I am unable to understand the below issues while pre-incrementing and post-incrementing a variable inside printf:-
code used in turbocpp compiler:-
#include<stdio.h>
main()
{
int i=0;
clrscr();
printf("%d %d %d",i,i++,++i);
getch();
return(0);
}
the output in MSdos Compiler is :- 2 1 1
but for the same program in DevC++ 5.11 the output is:- 2 1 2
1) My understanding is printf prints by taking left variable first and then moves to right.(i have verified it using 3 different variables.) So, according to that shouldn't the output be 0 0 2?
2) I tried with DevC++ to check the output of the same program but it gave a different result. Now I am really confused as what should be the output.
3) Also if I vary:- printf ("%d %d %d", i,++i,i++); the output is 2 2 0.
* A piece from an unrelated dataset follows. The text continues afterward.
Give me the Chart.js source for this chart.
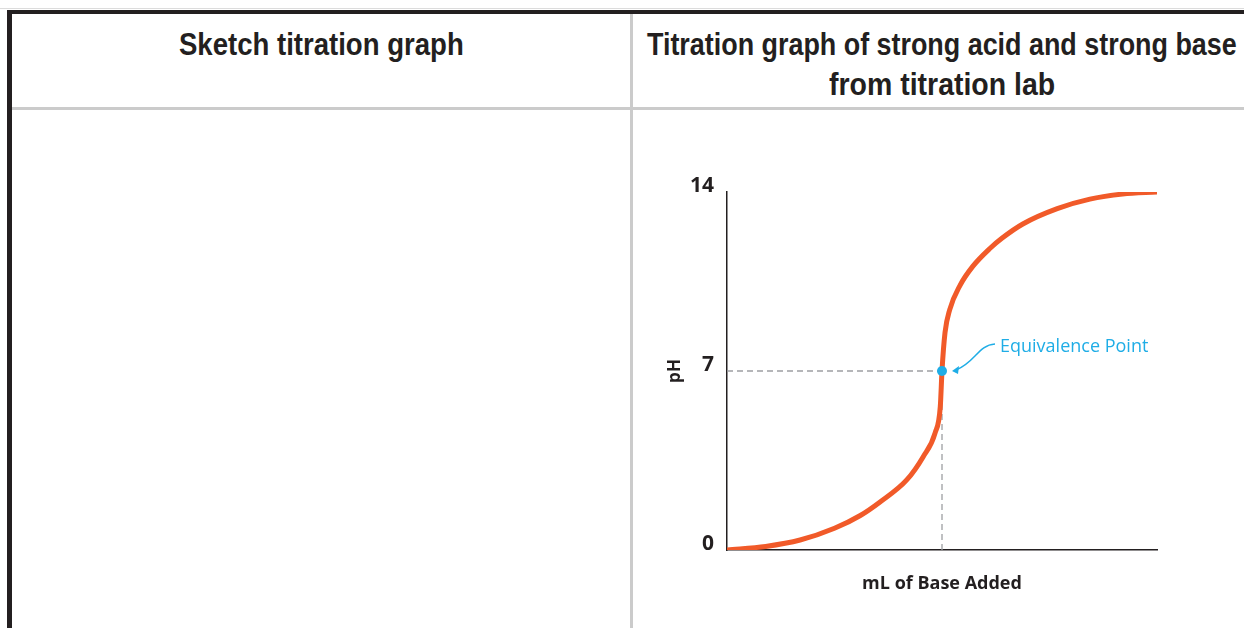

I am not getting what is going on here. Somebody Please help me to understand better...
Having two side effects on the same variable will give you an undetermined result, as each compiler is free to choose the order in which it evaluates the arguments.
1.9/15: If a side effect on a scalar object is unsequenced relative to either another side effect on the same scalar object or a
value computation using the value of the same scalar object, the
behavior is undefined.
So it could for example be:
0,0,1 if evaluated left to right
2,1,1 if evaluated right to left
2,1,2 if pre-increment is done on i and stored in i, then i is loaded as second argument and post incremented, then i is taken ans third argument (the compiler assuming that preincrement was already done), and then i is taken as first argument.
But other combinations could also be plausible. And undefined behaviour means really undefined, so perhaps one day this could even crash (if one say a compiler would automatically generate parallel code and 2 cores access to the same variable in the same time)
C++ doesn't standardize the order in which function arguments are calculated, that's why results differ from compiler to compiler. See C++ Standard, section 5.2.2/8:
The order of evaluation of arguments is unspecified.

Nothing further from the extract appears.